South-Central Section - 49th Annual Meeting (19–20 March 2015)

Paper No. 3
Presentation Time: 9:00 AM-4:00 PM

IDENTIFICATION OF LITHOFACIES, DEPOSITIONAL ENVIRONMENT AND CYCLIC STRATIGRAPHY: UPPER SAN ANDRES FORMATION, VACUUM FIELD, LEA COUNTY NM USA


BODE-OMOLEYE, Ibukunoluwa, Geology, Oklahoma State University, 4599 North Washington street, 6D, stillwater, OK 74075 and STOUDT, Emily L., Geology, The University of Texas of the Permian Basin, 4901 E. University Blvd, Odessa, TX 797062, ibukuno@okstate.edu

The Vacuum Field is located in Lea County New Mexico, on the Northwestern Shelf of the Permian Basin, and produces from numerous units including the Leonardian/Guadalupian (Permian) San Andres and Grayburg Formations. This thesis project involved the description and interpretation of two Vacuum Field wells, the VGSAU # 157 and the CVU #72, which were cored primarily in the San Andres Formation. The main purposes of this study are to describe the shallow water platform carbonates of the San Andres Formation as developed in the Vacuum Field and to fully interpret the lithofacies, depositional environments, cyclicity, and their correlation to reservoir continuity.

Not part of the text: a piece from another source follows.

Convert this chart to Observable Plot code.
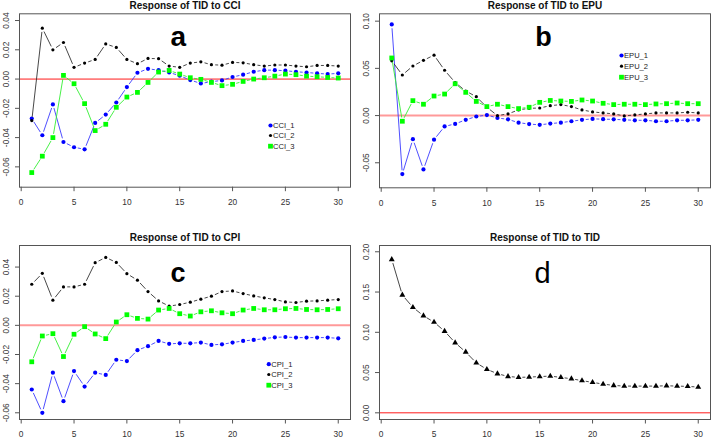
<!DOCTYPE html>
<html>
<head>
<meta charset="utf-8">
<script src="https://cdn.jsdelivr.net/npm/d3@7"></script>
<script src="https://cdn.jsdelivr.net/npm/@observablehq/plot@0.6"></script>
<style>
  html, body { margin: 0; padding: 0; background: #fff; }
  #wrap { position: relative; width: 711px; height: 438px; overflow: hidden; background: #fff; }
  #wrap > div { position: absolute; }
  svg { font-family: "Liberation Sans", Arial, sans-serif; }
</style>
</head>
<body>
<div id="wrap"></div>
<script>
// ---------- data ----------
const periods = d3.range(1, 31);

const cci1 = [-0.027,-0.0384,-0.0173,-0.043,-0.0466,-0.048,-0.030,-0.0243,-0.016,-0.0055,0.0043,0.007,0.0061,0.0045,0.0023,-0.0007,-0.003,-0.0018,-0.0009,0.0014,0.003,0.005,0.0061,0.0061,0.0057,0.005,0.0045,0.0039,0.0034,0.0039];
const cci2 = [-0.0284,0.0348,0.020,0.025,0.008,0.0109,0.0134,0.024,0.0216,0.0134,0.0105,0.0141,0.0139,0.0089,0.008,0.0109,0.0118,0.0098,0.0095,0.0114,0.0111,0.0098,0.0089,0.0096,0.0096,0.0089,0.0084,0.0093,0.0093,0.0089];
const cci3 = [-0.0639,-0.0527,-0.040,0.0025,-0.0032,-0.0168,-0.0352,-0.0309,-0.0193,-0.0123,-0.0091,-0.0023,0.0048,0.0059,0.0034,0.0009,-0.0002,-0.0023,-0.0045,-0.0036,-0.0016,0.0,0.0009,0.002,0.0034,0.003,0.002,0.0016,0.0011,0.0007];

const epu1 = [0.0965,-0.062,-0.025,-0.057,-0.0255,-0.0115,-0.0088,-0.0045,-0.001,0.0005,-0.0025,-0.004,-0.0075,-0.009,-0.0098,-0.0085,-0.0075,-0.006,-0.0045,-0.0035,-0.0038,-0.004,-0.0045,-0.005,-0.005,-0.006,-0.006,-0.005,-0.005,-0.0045];
const epu2 = [0.058,0.043,0.0525,0.0585,0.064,0.048,0.035,0.026,0.020,0.0088,0.0,0.0018,0.006,0.0077,0.008,0.0105,0.0116,0.0095,0.006,0.0039,0.0028,0.0018,-0.0004,0.0007,0.0018,0.0028,0.0028,0.0028,0.0035,0.0028];
const epu3 = [0.061,-0.006,0.0158,0.012,0.0207,0.0228,0.0337,0.0246,0.015,0.0095,0.012,0.0095,0.0074,0.0088,0.014,0.016,0.0154,0.015,0.0165,0.0154,0.013,0.0116,0.012,0.012,0.0116,0.0123,0.0126,0.0133,0.0126,0.0126];

const cpi1 = [-0.044,-0.060,-0.0325,-0.052,-0.0314,-0.042,-0.0325,-0.034,-0.0236,-0.0245,-0.017,-0.0143,-0.0107,-0.0127,-0.0123,-0.0123,-0.0118,-0.0134,-0.013,-0.0118,-0.0107,-0.010,-0.0091,-0.0082,-0.008,-0.0084,-0.0084,-0.0084,-0.0084,-0.0089];
const cpi2 = [0.0282,0.0357,0.0173,0.0264,0.0264,0.0282,0.043,0.0466,0.0432,0.0355,0.031,0.0232,0.0168,0.0132,0.0143,0.0159,0.018,0.020,0.0232,0.0236,0.0218,0.0202,0.0189,0.0177,0.0161,0.0157,0.0166,0.0168,0.0173,0.0177];
const cpi3 = [-0.025,-0.0073,-0.0057,-0.0214,-0.0061,-0.0009,-0.0059,-0.0091,0.0023,0.0073,0.0048,0.0043,0.0105,0.0116,0.008,0.0064,0.0093,0.010,0.0086,0.008,0.0105,0.0116,0.0107,0.0107,0.0114,0.0116,0.0109,0.0107,0.0109,0.0114];

const tid = [0.1905,0.1463,0.131,0.1205,0.1126,0.1014,0.087,0.0755,0.062,0.054,0.0486,0.0452,0.044,0.0444,0.045,0.0456,0.044,0.0423,0.040,0.0378,0.0357,0.034,0.0332,0.0332,0.0332,0.0332,0.0336,0.0332,0.0328,0.032];

const xTicks = [0, 5, 10, 15, 20, 25, 30];
const yTicksA = [-0.06, -0.04, -0.02, 0, 0.02, 0.04];
const yTicksB = [-0.05, 0, 0.05, 0.10];
const yTicksC = [-0.06, -0.04, -0.02, 0, 0.02, 0.04];
const yTicksD = [0, 0.05, 0.10, 0.15, 0.20];

const titles = ["Response of TID to CCI", "Response of TID to EPU", "Response of TID to CPI", "Response of TID to TID"];
const letters = ["a", "b", "c", "d"];
const namesA = ["CCI_1", "CCI_2", "CCI_3"];
const namesB = ["EPU_1", "EPU_2", "EPU_3"];
const namesC = ["CPI_1", "CPI_2", "CPI_3"];

// ---------- styles ----------
const seriesStyle = [
  {color: "#0000ff", lineColor: "#3b3bff", symbol: "circle", r: 2.1},
  {color: "#000000", lineColor: "#333333", symbol: "circle", r: 1.6},
  {color: "#00ff00", lineColor: "#33ee33", symbol: "square", r: 2.7}
];
const triStyle = {color: "#000000", lineColor: "#333333", symbol: "triangle", r: 2.2};

function seriesMarks(values, st) {
  const pts = values.map((v, i) => ({x: periods[i], y: v}));
  const segs = pts.slice(0, -1).map((p, i) => ({x1: p.x, y1: p.y, x2: pts[i + 1].x, y2: pts[i + 1].y}));
  return [
    Plot.arrow(segs, {x1: "x1", y1: "y1", x2: "x2", y2: "y2", headLength: 0, insetStart: 3.8, insetEnd: 3.8,
      stroke: st.lineColor, strokeWidth: 0.9, strokeLinecap: "butt"}),
    Plot.dot(pts, {x: "x", y: "y", symbol: st.symbol, r: st.r, fill: st.color, stroke: "none"})
  ];
}

function legendMarks(names, styles, lx, ly) {
  const marks = [];
  names.forEach((n, i) => {
    const st = styles[i];
    marks.push(Plot.dot([n], {frameAnchor: "top-left", dx: lx, dy: ly[i], symbol: st.symbol, r: st.r, fill: st.color, stroke: "none"}));
    marks.push(Plot.text([n], {frameAnchor: "top-left", dx: lx + 2.5, dy: ly[i], text: d => d, textAnchor: "start",
      lineAnchor: "middle", fontSize: 7.6, fill: "#222"}));
  });
  return marks;
}

function panel(cfg) {
  const marks = [
    Plot.ruleY([0], {stroke: cfg.ruleColor, strokeWidth: cfg.ruleWidth, strokeOpacity: cfg.ruleOpacity}),
    ...cfg.series.flatMap(([vals, st]) => seriesMarks(vals, st)),
    Plot.frame({stroke: "#555", strokeWidth: 1}),
    Plot.axisX({ticks: xTicks, tickSize: 4.5, tickPadding: 7.5, tickFormat: d => String(d), fontSize: 8.4,
      color: "#333", stroke: "#555", label: null}),
    Plot.axisY({ticks: cfg.yTicks, tickSize: 4, tickFormat: () => "", stroke: "#555", label: null}),
    Plot.text(cfg.yTicks, {frameAnchor: "left", y: d => d, text: d => d.toFixed(2), rotate: -90, dx: -13.5,
      textAnchor: "middle", lineAnchor: "middle", fontSize: 8.4, fill: "#333"}),
    Plot.text([cfg.title], {frameAnchor: "top", dy: -5, text: d => d, lineAnchor: "bottom", fontWeight: "bold",
      fontSize: 10, fill: "#111"}),
    Plot.text([cfg.letter], {frameAnchor: "top", dx: cfg.letterDx, dy: cfg.letterDy, text: d => d, lineAnchor: "bottom",
      fontSize: cfg.letterSize, fontWeight: cfg.letterWeight, fill: "#000"}),
    ...(cfg.legend ? legendMarks(cfg.legend.names, cfg.legend.styles, cfg.legend.x, cfg.legend.y) : [])
  ];
  return Plot.plot({
    width: cfg.width, height: 219,
    marginLeft: cfg.ml, marginRight: cfg.mr, marginTop: cfg.mt, marginBottom: cfg.mb,
    x: {domain: [-0.16, 31.16], axis: null},
    y: {domain: cfg.yDomain, axis: null},
    style: {background: "transparent", fontFamily: "'Liberation Sans', Arial, sans-serif", overflow: "visible"},
    marks
  });
}

const configs = [
  {left: 0, top: 0, width: 355, ml: 19, mr: 5, mt: 13.3, mb: 32.3, yDomain: [-0.0739, 0.0446], yTicks: yTicksA,
   title: titles[0], letter: letters[0], letterDx: -6.7, letterDy: 31.7, letterSize: 28, letterWeight: "bold",
   ruleColor: "#ff0000", ruleWidth: 1, ruleOpacity: 0.9,
   series: [[cci1, seriesStyle[0]], [cci2, seriesStyle[1]], [cci3, seriesStyle[2]]],
   legend: {names: namesA, styles: seriesStyle, x: 251, y: [111.7, 121.7, 132.4]}},
  {left: 355, top: 0, width: 356, ml: 24, mr: 1, mt: 13.3, mb: 31.7, yDomain: [-0.0765, 0.1078], yTicks: yTicksB,
   title: titles[1], letter: letters[1], letterDx: -1.5, letterDy: 31.7, letterSize: 27, letterWeight: "bold",
   ruleColor: "#ff0000", ruleWidth: 2, ruleOpacity: 0.4,
   series: [[epu1, seriesStyle[0]], [epu2, seriesStyle[1]], [epu3, seriesStyle[2]]],
   legend: {names: namesB, styles: seriesStyle, x: 242, y: [41.7, 52.4, 63.4]}},
  {left: 0, top: 219, width: 355, ml: 19, mr: 5, mt: 26, mb: 19, yDomain: [-0.0646, 0.0548], yTicks: yTicksC,
   title: titles[2], letter: letters[2], letterDx: -7, letterDy: 36.3, letterSize: 27, letterWeight: "bold",
   ruleColor: "#ff0000", ruleWidth: 2, ruleOpacity: 0.4,
   series: [[cpi1, seriesStyle[0]], [cpi2, seriesStyle[1]], [cpi3, seriesStyle[2]]],
   legend: {names: namesC, styles: seriesStyle, x: 249.3, y: [118.7, 129, 139.7]}},
  {left: 355, top: 219, width: 356, ml: 24, mr: 1, mt: 26, mb: 19, yDomain: [-0.0083, 0.2078], yTicks: yTicksD,
   title: titles[3], letter: letters[3], letterDx: -2.5, letterDy: 37, letterSize: 29, letterWeight: "normal",
   ruleColor: "#ff0000", ruleWidth: 1, ruleOpacity: 0.9,
   series: [[tid, triStyle]], legend: null}
];

const wrap = document.getElementById("wrap");
for (const cfg of configs) {
  const holder = document.createElement("div");
  holder.style.left = cfg.left + "px";
  holder.style.top = cfg.top + "px";
  holder.appendChild(panel(cfg));
  wrap.appendChild(holder);
}
</script>
</body>
</html>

Despite extensive dolomitization and karsting within the cored intervals, several lithofacies were identified from grain types, fabrics and sedimentary structures in the upper San Andres of the Vacuum Field. Tidal flat-capped cycles contained stromatolitic algal laminations, mud cracks and predominantly nonskeletal grains and represented the shallowest water deposits. Shoal-capped cycles formed in slightly deeper water, but with high-energy cycle tops marked by cross-bedding and mostly non-skeletal grains, and open marine-capped cycles formed in the deepest water and displayed burrowing and skeletal grains. In overall shallowing upward sequences, the depositional environments identified include; open marine subtidal, shoal/intertidal, restricted subtidal, restricted peritidal and supratidal/tidal flat.

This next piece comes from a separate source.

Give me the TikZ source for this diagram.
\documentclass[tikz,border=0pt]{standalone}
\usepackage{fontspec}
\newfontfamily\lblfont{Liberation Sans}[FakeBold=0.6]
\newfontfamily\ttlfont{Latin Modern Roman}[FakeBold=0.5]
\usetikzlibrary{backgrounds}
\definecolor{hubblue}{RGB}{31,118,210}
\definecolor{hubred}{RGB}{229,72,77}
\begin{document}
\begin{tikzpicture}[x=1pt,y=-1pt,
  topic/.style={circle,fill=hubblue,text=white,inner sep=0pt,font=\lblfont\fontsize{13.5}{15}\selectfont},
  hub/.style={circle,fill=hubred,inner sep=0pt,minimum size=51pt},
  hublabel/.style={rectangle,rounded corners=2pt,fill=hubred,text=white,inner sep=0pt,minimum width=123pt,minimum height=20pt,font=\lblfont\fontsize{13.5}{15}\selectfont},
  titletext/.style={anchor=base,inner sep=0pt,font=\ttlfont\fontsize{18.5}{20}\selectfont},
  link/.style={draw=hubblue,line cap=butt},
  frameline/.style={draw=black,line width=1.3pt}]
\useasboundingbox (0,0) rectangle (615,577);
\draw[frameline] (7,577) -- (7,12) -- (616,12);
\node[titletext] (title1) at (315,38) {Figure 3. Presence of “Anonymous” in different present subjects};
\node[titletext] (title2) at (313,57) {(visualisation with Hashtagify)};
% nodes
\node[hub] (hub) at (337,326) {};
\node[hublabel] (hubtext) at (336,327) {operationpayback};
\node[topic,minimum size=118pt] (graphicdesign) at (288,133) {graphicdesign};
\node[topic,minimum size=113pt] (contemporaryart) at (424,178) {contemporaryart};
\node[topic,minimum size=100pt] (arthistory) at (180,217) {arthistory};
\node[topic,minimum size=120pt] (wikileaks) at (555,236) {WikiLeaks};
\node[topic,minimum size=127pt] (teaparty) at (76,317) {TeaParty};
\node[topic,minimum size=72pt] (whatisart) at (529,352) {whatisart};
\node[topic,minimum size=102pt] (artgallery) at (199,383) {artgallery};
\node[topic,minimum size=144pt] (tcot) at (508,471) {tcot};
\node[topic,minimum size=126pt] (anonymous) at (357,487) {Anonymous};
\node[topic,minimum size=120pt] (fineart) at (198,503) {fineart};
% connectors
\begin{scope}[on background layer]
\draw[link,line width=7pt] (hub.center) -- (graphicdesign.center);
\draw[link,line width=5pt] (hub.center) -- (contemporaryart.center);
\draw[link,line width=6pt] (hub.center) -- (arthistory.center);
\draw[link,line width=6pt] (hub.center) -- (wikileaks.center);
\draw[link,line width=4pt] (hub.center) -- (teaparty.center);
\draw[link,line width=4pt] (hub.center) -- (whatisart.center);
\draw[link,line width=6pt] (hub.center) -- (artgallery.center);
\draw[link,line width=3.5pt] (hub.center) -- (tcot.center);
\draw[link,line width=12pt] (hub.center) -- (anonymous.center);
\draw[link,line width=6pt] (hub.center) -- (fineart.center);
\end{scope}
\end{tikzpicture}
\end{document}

Three High Frequency Sequences of the upper San Andres (Guad 4, Guad 8 {Guad 12} and Guad 9 {Guad 13}) identified by previous workers were observed in core. Exposure and karsting occur in the upper part of these HFS’s. Karst caves and collapse breccias are cemented with anhydrite and/or quartz sand and thus are not porous. The original depositional textures of the San Andres Formation exerted a major control on resultant diagenetic fabrics and porosities identified in the study. These diagenetic features interrupt the cycle set/flow units in both Guad 4 and Guad 8, therefore affecting both reservoir continuity and quality.